» **Listed records**:
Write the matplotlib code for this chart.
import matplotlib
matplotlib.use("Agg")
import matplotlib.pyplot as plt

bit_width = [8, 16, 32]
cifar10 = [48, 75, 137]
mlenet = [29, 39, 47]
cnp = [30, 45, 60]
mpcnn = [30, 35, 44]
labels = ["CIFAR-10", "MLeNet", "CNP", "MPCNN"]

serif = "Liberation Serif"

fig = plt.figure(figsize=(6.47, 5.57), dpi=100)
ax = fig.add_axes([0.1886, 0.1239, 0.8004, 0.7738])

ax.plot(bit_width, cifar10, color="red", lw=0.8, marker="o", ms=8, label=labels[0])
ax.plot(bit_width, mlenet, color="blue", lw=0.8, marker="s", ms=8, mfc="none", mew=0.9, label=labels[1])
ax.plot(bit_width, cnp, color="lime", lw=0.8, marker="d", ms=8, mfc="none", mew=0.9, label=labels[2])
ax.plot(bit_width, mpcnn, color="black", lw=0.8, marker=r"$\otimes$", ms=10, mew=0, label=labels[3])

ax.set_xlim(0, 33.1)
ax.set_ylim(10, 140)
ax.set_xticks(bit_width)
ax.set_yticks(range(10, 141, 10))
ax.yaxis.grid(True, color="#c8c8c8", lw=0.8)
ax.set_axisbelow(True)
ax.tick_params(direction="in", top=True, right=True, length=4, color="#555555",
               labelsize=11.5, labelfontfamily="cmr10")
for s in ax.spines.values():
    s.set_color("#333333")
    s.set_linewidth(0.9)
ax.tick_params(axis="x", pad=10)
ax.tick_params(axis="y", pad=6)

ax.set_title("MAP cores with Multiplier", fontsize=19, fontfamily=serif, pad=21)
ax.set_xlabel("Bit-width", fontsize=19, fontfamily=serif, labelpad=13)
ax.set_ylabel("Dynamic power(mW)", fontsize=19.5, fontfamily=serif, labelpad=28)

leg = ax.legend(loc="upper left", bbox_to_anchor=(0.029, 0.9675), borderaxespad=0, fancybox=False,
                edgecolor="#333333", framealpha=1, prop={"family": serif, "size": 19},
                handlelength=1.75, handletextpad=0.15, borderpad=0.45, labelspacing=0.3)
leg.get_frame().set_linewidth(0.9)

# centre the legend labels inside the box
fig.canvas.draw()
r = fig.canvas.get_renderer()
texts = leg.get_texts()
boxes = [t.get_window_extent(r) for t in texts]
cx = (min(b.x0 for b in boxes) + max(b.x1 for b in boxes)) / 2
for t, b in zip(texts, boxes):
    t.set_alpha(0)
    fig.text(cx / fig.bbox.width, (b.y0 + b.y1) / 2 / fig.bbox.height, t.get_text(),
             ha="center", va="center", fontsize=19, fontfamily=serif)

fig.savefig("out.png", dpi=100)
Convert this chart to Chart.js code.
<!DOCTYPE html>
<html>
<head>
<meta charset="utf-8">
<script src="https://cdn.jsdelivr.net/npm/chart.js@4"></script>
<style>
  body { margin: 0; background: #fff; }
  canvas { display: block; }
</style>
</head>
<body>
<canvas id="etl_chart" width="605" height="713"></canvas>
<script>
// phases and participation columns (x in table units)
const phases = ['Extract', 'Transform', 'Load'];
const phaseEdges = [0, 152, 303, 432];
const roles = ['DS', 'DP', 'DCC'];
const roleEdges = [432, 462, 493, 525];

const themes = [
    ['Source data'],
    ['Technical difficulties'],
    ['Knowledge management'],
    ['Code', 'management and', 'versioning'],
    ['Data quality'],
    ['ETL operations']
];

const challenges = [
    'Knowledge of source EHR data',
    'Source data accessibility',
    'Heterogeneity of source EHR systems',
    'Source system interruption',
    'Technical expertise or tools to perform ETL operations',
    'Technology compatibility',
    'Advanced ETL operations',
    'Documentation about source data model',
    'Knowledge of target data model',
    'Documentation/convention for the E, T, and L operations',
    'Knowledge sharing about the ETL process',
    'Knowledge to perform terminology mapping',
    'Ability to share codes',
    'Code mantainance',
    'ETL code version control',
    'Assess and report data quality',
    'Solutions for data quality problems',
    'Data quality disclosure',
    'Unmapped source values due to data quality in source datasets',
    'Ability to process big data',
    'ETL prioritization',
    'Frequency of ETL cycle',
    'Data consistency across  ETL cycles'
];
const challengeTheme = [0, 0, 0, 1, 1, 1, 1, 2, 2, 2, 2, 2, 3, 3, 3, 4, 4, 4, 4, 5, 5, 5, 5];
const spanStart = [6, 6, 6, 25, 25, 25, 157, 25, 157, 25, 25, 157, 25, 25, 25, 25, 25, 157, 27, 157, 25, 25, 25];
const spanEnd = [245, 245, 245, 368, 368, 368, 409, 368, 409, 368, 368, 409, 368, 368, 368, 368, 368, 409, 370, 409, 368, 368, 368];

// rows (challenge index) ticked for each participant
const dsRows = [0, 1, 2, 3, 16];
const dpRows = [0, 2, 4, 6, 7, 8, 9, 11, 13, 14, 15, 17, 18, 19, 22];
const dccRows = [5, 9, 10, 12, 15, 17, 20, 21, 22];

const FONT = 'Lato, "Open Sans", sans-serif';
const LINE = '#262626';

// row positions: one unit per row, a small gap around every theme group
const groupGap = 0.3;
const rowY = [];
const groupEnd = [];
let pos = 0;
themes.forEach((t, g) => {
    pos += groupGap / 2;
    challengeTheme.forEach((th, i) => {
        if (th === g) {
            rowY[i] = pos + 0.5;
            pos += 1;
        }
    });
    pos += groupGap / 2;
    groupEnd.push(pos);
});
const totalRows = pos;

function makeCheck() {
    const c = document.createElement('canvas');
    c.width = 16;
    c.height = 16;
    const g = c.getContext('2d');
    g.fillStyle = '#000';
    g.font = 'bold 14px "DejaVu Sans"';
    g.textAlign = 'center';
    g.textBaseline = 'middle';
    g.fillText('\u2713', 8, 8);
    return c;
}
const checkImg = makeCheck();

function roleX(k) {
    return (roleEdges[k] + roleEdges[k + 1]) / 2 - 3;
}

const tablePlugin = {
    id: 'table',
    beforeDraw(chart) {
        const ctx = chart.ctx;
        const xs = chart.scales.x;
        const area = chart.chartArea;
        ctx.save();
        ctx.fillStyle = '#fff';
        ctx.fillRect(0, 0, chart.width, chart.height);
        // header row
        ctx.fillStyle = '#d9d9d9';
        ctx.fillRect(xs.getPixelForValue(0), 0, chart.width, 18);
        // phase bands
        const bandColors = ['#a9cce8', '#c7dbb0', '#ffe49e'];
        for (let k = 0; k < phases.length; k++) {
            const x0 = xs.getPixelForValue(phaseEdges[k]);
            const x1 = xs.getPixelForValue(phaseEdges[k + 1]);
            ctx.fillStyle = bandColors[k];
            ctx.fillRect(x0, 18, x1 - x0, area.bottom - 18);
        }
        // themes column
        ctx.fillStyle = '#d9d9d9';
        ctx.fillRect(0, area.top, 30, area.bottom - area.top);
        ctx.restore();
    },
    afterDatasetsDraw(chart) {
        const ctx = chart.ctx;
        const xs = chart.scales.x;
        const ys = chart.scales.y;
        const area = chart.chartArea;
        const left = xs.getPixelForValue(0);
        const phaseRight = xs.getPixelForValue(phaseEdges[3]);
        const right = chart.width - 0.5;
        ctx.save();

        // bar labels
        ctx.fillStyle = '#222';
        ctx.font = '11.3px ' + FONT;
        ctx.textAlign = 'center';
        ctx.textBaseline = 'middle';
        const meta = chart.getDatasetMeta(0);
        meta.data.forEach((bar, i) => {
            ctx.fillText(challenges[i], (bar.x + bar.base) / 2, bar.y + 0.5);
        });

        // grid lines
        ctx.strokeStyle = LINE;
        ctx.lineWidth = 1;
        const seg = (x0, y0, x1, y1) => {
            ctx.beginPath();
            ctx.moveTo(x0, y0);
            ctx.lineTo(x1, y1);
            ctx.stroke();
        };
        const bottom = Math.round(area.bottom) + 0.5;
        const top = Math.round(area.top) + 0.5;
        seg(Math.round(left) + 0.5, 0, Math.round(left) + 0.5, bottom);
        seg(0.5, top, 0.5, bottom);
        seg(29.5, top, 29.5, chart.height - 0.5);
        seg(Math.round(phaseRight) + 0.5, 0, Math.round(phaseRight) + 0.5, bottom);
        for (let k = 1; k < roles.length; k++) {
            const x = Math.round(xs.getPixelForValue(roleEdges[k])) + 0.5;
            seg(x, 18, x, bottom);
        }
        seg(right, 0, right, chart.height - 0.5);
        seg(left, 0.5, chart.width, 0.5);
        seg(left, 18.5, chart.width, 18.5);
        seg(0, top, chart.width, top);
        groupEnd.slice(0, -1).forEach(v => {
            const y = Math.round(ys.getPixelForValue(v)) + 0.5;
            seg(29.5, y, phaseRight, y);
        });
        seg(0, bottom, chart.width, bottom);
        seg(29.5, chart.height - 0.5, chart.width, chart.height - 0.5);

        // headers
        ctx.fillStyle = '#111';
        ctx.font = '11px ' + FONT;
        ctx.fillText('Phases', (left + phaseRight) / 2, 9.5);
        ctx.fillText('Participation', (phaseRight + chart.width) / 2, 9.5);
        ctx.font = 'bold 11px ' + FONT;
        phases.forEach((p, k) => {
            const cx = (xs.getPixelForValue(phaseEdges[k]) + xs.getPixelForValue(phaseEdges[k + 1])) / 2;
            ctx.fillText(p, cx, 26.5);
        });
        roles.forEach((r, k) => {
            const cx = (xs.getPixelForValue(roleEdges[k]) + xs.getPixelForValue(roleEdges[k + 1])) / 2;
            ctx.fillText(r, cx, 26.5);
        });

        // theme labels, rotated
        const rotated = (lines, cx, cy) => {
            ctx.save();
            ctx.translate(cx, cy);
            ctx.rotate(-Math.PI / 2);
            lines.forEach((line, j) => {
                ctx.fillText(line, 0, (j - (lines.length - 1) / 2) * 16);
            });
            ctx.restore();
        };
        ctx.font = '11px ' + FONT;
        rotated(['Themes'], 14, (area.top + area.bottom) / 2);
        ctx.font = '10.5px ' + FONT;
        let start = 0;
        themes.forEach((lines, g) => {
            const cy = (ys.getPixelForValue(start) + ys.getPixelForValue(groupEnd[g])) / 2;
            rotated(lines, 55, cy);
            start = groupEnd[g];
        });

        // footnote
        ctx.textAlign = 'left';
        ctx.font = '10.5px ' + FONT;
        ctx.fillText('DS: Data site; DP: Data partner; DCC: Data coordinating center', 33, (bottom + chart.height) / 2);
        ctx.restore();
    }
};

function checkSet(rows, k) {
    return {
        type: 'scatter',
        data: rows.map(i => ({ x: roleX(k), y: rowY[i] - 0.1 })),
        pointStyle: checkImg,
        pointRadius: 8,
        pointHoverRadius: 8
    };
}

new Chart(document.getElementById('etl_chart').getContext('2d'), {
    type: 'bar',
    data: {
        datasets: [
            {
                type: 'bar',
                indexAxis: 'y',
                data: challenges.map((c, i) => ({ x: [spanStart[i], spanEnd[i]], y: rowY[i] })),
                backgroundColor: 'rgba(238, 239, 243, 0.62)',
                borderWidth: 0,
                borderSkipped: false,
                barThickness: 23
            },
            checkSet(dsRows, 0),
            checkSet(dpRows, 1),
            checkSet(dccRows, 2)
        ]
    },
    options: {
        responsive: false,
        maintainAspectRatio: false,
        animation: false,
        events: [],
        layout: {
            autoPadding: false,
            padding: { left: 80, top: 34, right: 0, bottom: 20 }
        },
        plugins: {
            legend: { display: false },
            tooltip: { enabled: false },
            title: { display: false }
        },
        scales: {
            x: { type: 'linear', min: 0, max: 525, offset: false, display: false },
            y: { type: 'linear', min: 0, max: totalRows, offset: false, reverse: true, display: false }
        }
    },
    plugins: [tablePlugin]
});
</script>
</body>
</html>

» **Task directions**: Emit, unaltered, the lines from the top of the listing down through the line that holds "ax = fig.add_axes([0.1886, 0.1239, 0.8004, 0.7738])"; emit nothing else.

» **Reply**:
Write the matplotlib code for this chart.
import matplotlib
matplotlib.use("Agg")
import matplotlib.pyplot as plt

bit_width = [8, 16, 32]
cifar10 = [48, 75, 137]
mlenet = [29, 39, 47]
cnp = [30, 45, 60]
mpcnn = [30, 35, 44]
labels = ["CIFAR-10", "MLeNet", "CNP", "MPCNN"]

serif = "Liberation Serif"

fig = plt.figure(figsize=(6.47, 5.57), dpi=100)
ax = fig.add_axes([0.1886, 0.1239, 0.8004, 0.7738])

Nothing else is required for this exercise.